Having fully considered the Complaint, the state court proceedings, and the parties' respective submissions and likely motivations, this Court cannot conclude that Caserta has any interest that conflicts with JB's or that he is otherwise unable or unwilling to safeguard JB's person and property. Moreover, the Court is not convinced that Plaintiff is motivated by a sincere desire to seek justice on JB's behalf. As such, the Court finds a "next friend" action or guardian ad litem appointment is unwarranted. Because Plaintiff will not be permitted to proceed as "next best friend" of JB, all claims against the moving and nonmoving Defendants must be dismissed.
Defendants motions to dismiss are granted on the grounds that Plaintiff lacks standing to bring suit on his mother's behalf and he will not be permitted to sue under Rule
17(c)(2) as her "next best friend." In light of this holding, Defendants' further arguments for dismissal need not be addressed.
IT HEREBY IS ORDERED that the Motions to Dismiss by Defendant County of Niagara (Docket No. 21), Arthur E. Jackson (Docket No. 22), and Niagara Rehabilitation and Nursing Center (Docket No. 23) are GRANTED;
FURTHER that this case is dismissed without prejudice;
FURTHER that the Clerk of Court shall take all steps necessary to close this case.
Dated: January 24, 2014
Buffalo, New York
1. Defendant Thomas Caserta filed an Answer on July 24, 2013. A Summons returned executed, filed on March 13, 2013, indicates that the City of Niagara Falls was served on March 6, 2013. The City has not yet entered an appearance.

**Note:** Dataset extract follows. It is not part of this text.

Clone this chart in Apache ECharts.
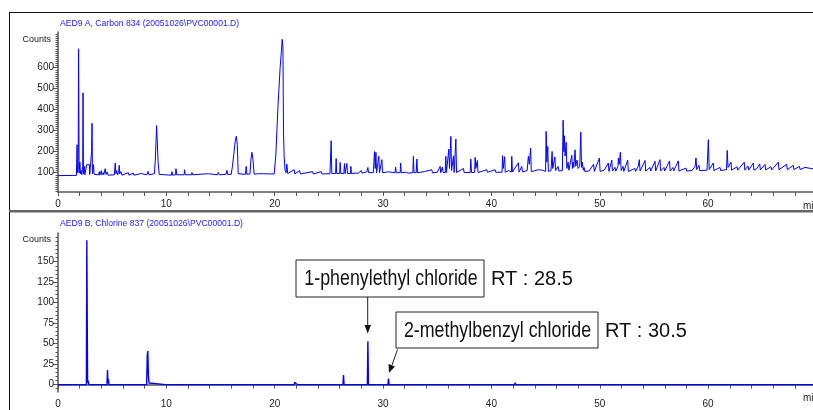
<!DOCTYPE html>
<html>
<head>
<meta charset="utf-8">
<script src="https://cdn.jsdelivr.net/npm/echarts@6/dist/echarts.min.js"></script>
<style>
  html, body { margin: 0; padding: 0; background: #fff; }
  #chart { width: 813px; height: 410px; }
</style>
</head>
<body>
<div id="chart"></div>
<script>
  // AED9 A, carbon 834 trace: [retention time (min), counts]
  var carbonEarly = [
    [0, 86], [1.70, 87], [1.76, 233], [1.80, 100], [1.86, 120], [1.90, 690], [1.95, 98], [2.02, 150], [2.08, 95],
    [2.14, 110], [2.20, 90], [2.28, 130], [2.31, 480], [2.35, 95], [2.43, 130], [2.48, 90], [2.62, 92], [2.65, 138],
    [2.90, 138], [2.93, 92], [3.05, 95], [3.10, 200], [3.14, 335], [3.18, 95], [3.24, 110], [3.28, 138], [3.33, 92],
    [3.44, 100], [3.50, 88], [3.75, 90], [3.81, 105], [3.86, 88], [4.00, 110], [4.05, 90], [4.18, 100], [4.22, 90],
    [4.36, 119], [4.42, 92], [4.55, 104], [4.62, 88], [5.20, 90], [5.28, 146], [5.34, 95], [5.42, 110], [5.50, 90],
    [5.60, 100], [5.65, 135], [5.70, 95], [5.80, 105], [5.90, 88], [6.49, 100], [6.55, 88], [6.95, 98], [7.00, 88],
    [7.68, 96], [7.74, 88], [8.20, 90], [8.30, 106], [8.40, 90], [8.90, 95], [8.98, 160], [9.04, 240], [9.10, 324],
    [9.16, 322], [9.24, 150], [9.34, 92], [10.45, 88], [10.52, 105], [10.58, 88], [10.85, 90], [10.89, 119], [10.95, 90],
    [11.64, 90], [11.68, 114], [11.74, 90], [12.33, 90], [12.36, 101], [12.42, 90], [13.87, 95], [13.92, 90],
    [14.70, 90], [14.79, 101], [14.88, 90], [15.50, 92], [15.59, 111], [15.66, 92], [15.98, 92], [16.10, 130],
    [16.22, 185], [16.36, 250], [16.45, 273], [16.55, 235], [16.63, 95], [17.30, 92], [17.37, 130], [17.43, 92],
    [17.72, 94], [17.80, 160], [17.90, 197], [18.00, 160], [18.10, 93], [18.50, 95], [18.60, 92], [19.00, 95],
    [19.10, 92], [19.50, 94], [19.95, 94], [20.10, 180], [20.30, 415], [20.50, 600], [20.62, 680], [20.69, 735],
    [20.76, 700], [20.81, 300], [20.87, 178], [20.96, 110], [21.05, 100], [21.12, 141], [21.20, 96], [21.80, 114],
    [21.86, 94]
  ];
  var carbonMid = [
    [22.30, 110], [22.36, 94], [23.50, 105], [23.56, 94], [24.30, 105], [24.36, 94], [25.10, 95], [25.21, 252],
    [25.27, 96], [25.62, 96], [25.67, 167], [25.72, 96], [26.00, 96], [26.04, 149], [26.10, 96], [26.38, 96],
    [26.44, 144], [26.50, 96], [26.60, 96], [26.66, 144], [26.72, 96], [27.00, 96], [27.03, 130], [27.08, 96],
    [27.50, 98], [27.60, 105], [27.70, 97], [28.00, 110], [28.06, 98], [28.50, 104], [28.60, 125], [28.66, 100],
    [29.10, 100], [29.21, 201], [29.28, 120], [29.34, 197], [29.40, 100], [29.55, 100], [29.61, 178], [29.67, 100],
    [29.84, 100], [29.89, 162], [29.95, 100], [30.50, 104], [30.60, 98], [31.10, 100], [31.16, 126], [31.22, 100],
    [31.58, 100], [31.62, 146], [31.68, 100], [32.10, 102], [32.30, 98], [32.75, 100], [32.80, 178], [32.86, 100],
    [33.06, 100], [33.12, 165], [33.18, 100], [33.80, 105], [33.90, 98], [34.50, 114], [34.56, 99], [35.00, 102],
    [35.27, 130], [35.32, 100], [35.48, 127], [35.54, 101], [35.74, 101], [35.79, 178], [35.85, 101], [36.00, 101],
    [36.07, 212], [36.13, 120], [36.26, 273], [36.32, 110], [36.50, 180], [36.56, 101], [36.66, 101], [36.72, 260],
    [36.78, 101], [37.42, 120], [37.48, 101], [38.04, 101], [38.10, 165], [38.16, 101], [38.45, 101], [38.50, 173],
    [38.56, 120], [38.70, 158], [38.76, 101], [39.20, 108], [39.30, 101], [39.58, 114], [39.64, 102], [40.34, 114],
    [40.40, 102], [40.98, 102], [41.03, 181], [41.10, 120], [41.22, 176], [41.28, 102], [41.60, 110], [41.70, 103],
    [41.84, 103], [41.88, 178], [41.94, 103], [42.49, 147], [42.55, 103], [42.80, 130], [42.86, 104], [43.30, 110],
    [43.41, 178], [43.50, 140], [43.62, 217], [43.68, 105], [44.34, 114], [44.40, 105], [44.70, 112], [44.80, 105]
  ];
  var carbonLate = [
    [45.00, 106], [45.05, 297], [45.12, 150], [45.20, 225], [45.26, 106], [45.50, 110], [45.60, 201], [45.66, 120],
    [45.86, 175], [45.92, 110], [46.15, 130], [46.22, 108], [46.55, 110], [46.62, 350], [46.68, 200], [46.73, 276],
    [46.80, 180], [46.90, 245], [46.96, 120], [47.08, 150], [47.15, 112], [47.42, 183], [47.48, 120], [47.54, 150],
    [47.60, 125], [47.72, 209], [47.78, 130], [47.90, 160], [48.00, 120], [48.15, 130], [48.25, 293], [48.32, 125],
    [48.40, 150], [48.48, 112], [48.55, 125], [48.62, 106], [49.00, 108], [49.10, 104], [49.43, 140], [49.50, 106],
    [49.97, 170], [50.03, 106], [50.40, 112], [50.50, 106], [50.79, 146], [50.85, 106], [51.11, 160], [51.17, 108],
    [51.41, 125], [51.47, 107], [51.68, 130], [51.72, 170], [51.80, 140], [51.90, 197], [51.98, 110], [52.15, 130],
    [52.22, 106], [52.58, 160], [52.64, 106], [53.25, 120], [53.30, 106], [53.55, 130], [53.65, 162], [53.72, 108],
    [54.18, 158], [54.24, 108], [54.64, 125], [54.70, 108], [55.10, 154], [55.16, 108], [55.56, 162], [55.62, 108],
    [55.93, 125], [55.99, 108], [56.44, 156], [56.50, 108], [56.76, 125], [56.82, 108], [57.25, 156], [57.31, 108],
    [57.96, 122], [58.02, 108], [58.50, 110], [58.80, 130], [58.88, 170], [58.95, 115], [59.16, 135], [59.22, 110],
    [59.90, 112], [60.02, 257], [60.10, 115], [60.48, 146], [60.54, 110], [61.10, 125], [61.16, 110], [61.70, 115],
    [61.76, 206], [61.84, 125], [62.11, 150], [62.17, 112], [62.67, 128], [62.73, 112], [63.33, 150], [63.39, 112],
    [63.68, 132], [63.74, 112], [64.17, 146], [64.23, 112], [64.50, 120], [64.56, 112], [64.76, 142], [64.82, 113],
    [65.25, 139], [65.31, 113], [65.80, 128], [65.86, 113], [66.48, 150], [66.54, 114], [67.25, 140], [67.31, 114],
    [67.86, 135], [67.92, 115], [68.43, 130], [68.49, 115], [68.94, 125], [69.00, 116], [69.70, 118]
  ];

  // AED9 B, chlorine 837 trace
  var chlorineTrace = [
    [0, 0], [2.62, 0], [2.66, 176], [2.70, 176], [2.73, 2], [2.76, 5], [2.82, 5], [2.86, 0], [4.52, 0], [4.57, 17.7],
    [4.61, 2], [4.65, 7], [4.70, 0], [8.18, 0], [8.24, 36], [8.29, 41], [8.34, 12], [8.40, 2], [8.50, 0],
    [9.92, 0], [9.96, 1.5], [10.02, 0], [12.38, 0], [12.42, 1.5], [12.47, 0], [17.45, 0], [17.49, 2], [17.54, 0],
    [21.80, 0], [21.85, 3], [21.90, 1], [22.02, 2], [22.08, 0], [23.90, 0], [23.95, 1.5], [24.00, 0],
    [24.45, 0], [24.50, 1], [24.55, 0], [26.30, 0], [26.35, 11.6], [26.40, 0], [28.14, 0], [28.19, 2], [28.24, 0],
    [28.55, 0], [28.60, 53], [28.65, 0], [30.45, 0], [30.50, 7.5], [30.55, 0], [36.75, 0], [36.80, 1.5], [36.85, 0],
    [42.14, 0], [42.19, 2.5], [42.24, 0], [45.35, 0], [45.40, 1], [45.45, 0], [47.37, 0], [47.42, 1], [47.47, 0],
    [48.90, 0], [48.95, 1.5], [49.00, 0], [50.13, 0], [50.18, 1], [50.23, 0], [69.70, 0]
  ];

  var carbonTicks = [100, 200, 300, 400, 500, 600];
  var chlorineTicks = [0, 25, 50, 75, 100, 125, 150];
  var panelTitles = ['AED9 A, Carbon 834 (20051026\\PVC00001.D)', 'AED9 B, Chlorine 837 (20051026\\PVC00001.D)'];
  var peakNames = ['1-phenylethyl chloride', '2-methylbenzyl chloride'];
  var peakRT = ['RT : 28.5', 'RT : 30.5'];

  var carbonTrace = carbonEarly.concat(carbonMid, carbonLate);

  function steps(from, to, step) {
    var out = [];
    for (var v = from; v <= to + 1e-9; v += step) out.push(+v.toFixed(3));
    return out;
  }

  var axisColor = '#555';
  var labelFont = 'Liberation Sans, Arial, sans-serif';
  var blue = '#0000ff';

  function xAxisFor(gridIndex) {
    return {
      type: 'value', gridIndex: gridIndex, min: 0, max: 69.68, interval: 10,
      name: 'min', nameLocation: 'end', nameGap: -10,
      nameTextStyle: { color: '#222', fontSize: 10, fontFamily: labelFont, verticalAlign: 'top', padding: [9, 0, 0, 0] },
      axisLine: { lineStyle: { color: axisColor, width: 1.5 } },
      axisTick: { length: 4, lineStyle: { color: axisColor } },
      minorTick: { show: true, splitNumber: 5, length: 4, lineStyle: { color: axisColor } },
      axisLabel: { color: '#222', fontSize: 10, fontFamily: labelFont, margin: 7, showMaxLabel: false },
      splitLine: { show: false }
    };
  }

  function yAxesFor(gridIndex, min, max, ticks, minor) {
    return [{
      type: 'value', gridIndex: gridIndex, min: min, max: max, position: 'left',
      axisLine: { show: true, lineStyle: { color: axisColor, width: 1.5 } },
      axisTick: { show: true, length: 5, customValues: ticks, lineStyle: { color: axisColor } },
      axisLabel: { color: '#222', fontSize: 10, fontFamily: labelFont, margin: 4, customValues: ticks },
      splitLine: { show: false }
    }, {
      type: 'value', gridIndex: gridIndex, min: min, max: max, position: 'left', offset: 0,
      axisLine: { show: false },
      axisTick: { show: true, length: 2.5, customValues: minor, lineStyle: { color: axisColor } },
      axisLabel: { show: false },
      splitLine: { show: false }
    }];
  }

  var annFont = 'Liberation Sans, Arial, sans-serif';

  var chart = echarts.init(document.getElementById('chart'));
  var option = {
    animation: false,
    backgroundColor: '#fff',
    title: [
      { text: panelTitles[0], left: 55, top: 14, textStyle: { color: '#2222ff', fontSize: 8.6, fontWeight: 'normal', fontFamily: labelFont } },
      { text: panelTitles[1], left: 55, top: 214, textStyle: { color: '#2222ff', fontSize: 8.6, fontWeight: 'normal', fontFamily: labelFont } }
    ],
    grid: [
      { left: 58, right: 0, top: 32, height: 160, outerBoundsMode: 'none' },
      { left: 58, right: 0, top: 233, height: 159, outerBoundsMode: 'none' }
    ],
    xAxis: [xAxisFor(0), xAxisFor(1)],
    yAxis: yAxesFor(0, 8, 770, carbonTicks, steps(10, 760, 10))
      .concat(yAxesFor(1, -9, 185, chlorineTicks, steps(-5, 180, 5))),
    series: [
      {
        type: 'line', xAxisIndex: 0, yAxisIndex: 0, data: carbonTrace, showSymbol: false,
        lineStyle: { color: blue, width: 1 }
      },
      {
        type: 'line', xAxisIndex: 1, yAxisIndex: 2, data: chlorineTrace, showSymbol: false,
        lineStyle: { color: blue, width: 1.4 }
      }
    ],
    graphic: [
      // frame
      { type: 'line', shape: { x1: 9, y1: 12.5, x2: 813, y2: 12.5 }, style: { stroke: '#111', lineWidth: 1 } },
      { type: 'line', shape: { x1: 9.5, y1: 12, x2: 9.5, y2: 410 }, style: { stroke: '#111', lineWidth: 1 } },
      { type: 'rect', shape: { x: 9, y: 210, width: 804, height: 2.5 }, style: { fill: '#666' } },
      // axis captions
      { type: 'text', x: 51, y: 40, style: { text: 'Counts', fontSize: 9, fontFamily: labelFont, fill: '#222', align: 'right', verticalAlign: 'middle' } },
      { type: 'text', x: 51, y: 240, style: { text: 'Counts', fontSize: 9, fontFamily: labelFont, fill: '#222', align: 'right', verticalAlign: 'middle' } },
      // annotation 1
      { type: 'rect', shape: { x: 296, y: 260, width: 188, height: 37 }, style: { fill: '#fff', stroke: '#222', lineWidth: 1 } },
      { type: 'text', x: 391, y: 279, scaleX: 0.81, style: { text: peakNames[0], fontSize: 22, fontFamily: annFont, fill: '#111', align: 'center', verticalAlign: 'middle' } },
      { type: 'text', x: 491, y: 279, style: { text: peakRT[0], fontSize: 20, fontFamily: annFont, fill: '#111', align: 'left', verticalAlign: 'middle' } },
      { type: 'line', shape: { x1: 367.7, y1: 297, x2: 367.7, y2: 326 }, style: { stroke: '#222', lineWidth: 1 } },
      { type: 'polygon', shape: { points: [[364.5, 325], [371, 325], [367.7, 333.5]] }, style: { fill: '#111' } },
      // annotation 2
      { type: 'rect', shape: { x: 396, y: 312, width: 202, height: 36 }, style: { fill: '#fff', stroke: '#222', lineWidth: 1 } },
      { type: 'text', x: 497.5, y: 331, scaleX: 0.81, style: { text: peakNames[1], fontSize: 22, fontFamily: annFont, fill: '#111', align: 'center', verticalAlign: 'middle' } },
      { type: 'text', x: 605, y: 331, style: { text: peakRT[1], fontSize: 20, fontFamily: annFont, fill: '#111', align: 'left', verticalAlign: 'middle' } },
      { type: 'line', shape: { x1: 397.5, y1: 349.5, x2: 392, y2: 365 }, style: { stroke: '#222', lineWidth: 1 } },
      { type: 'polygon', shape: { points: [[395, 366.4], [388.5, 364], [389, 372.7]] }, style: { fill: '#111' } }
    ]
  };
  chart.setOption(option);
</script>
</body>
</html>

2. The Complaint also arguably alleges that Defendant NRNC retaliated against Plaintiff for making complaints to the New York State Department of Health about conditions at the facility (¶¶53-54), In his opposition to the pending motions, however, Plaintiff makes clear that the Complaint asserts claims only on his mother's behalf, and not in his individual capacity. (Docket No. 31-1 at 2.)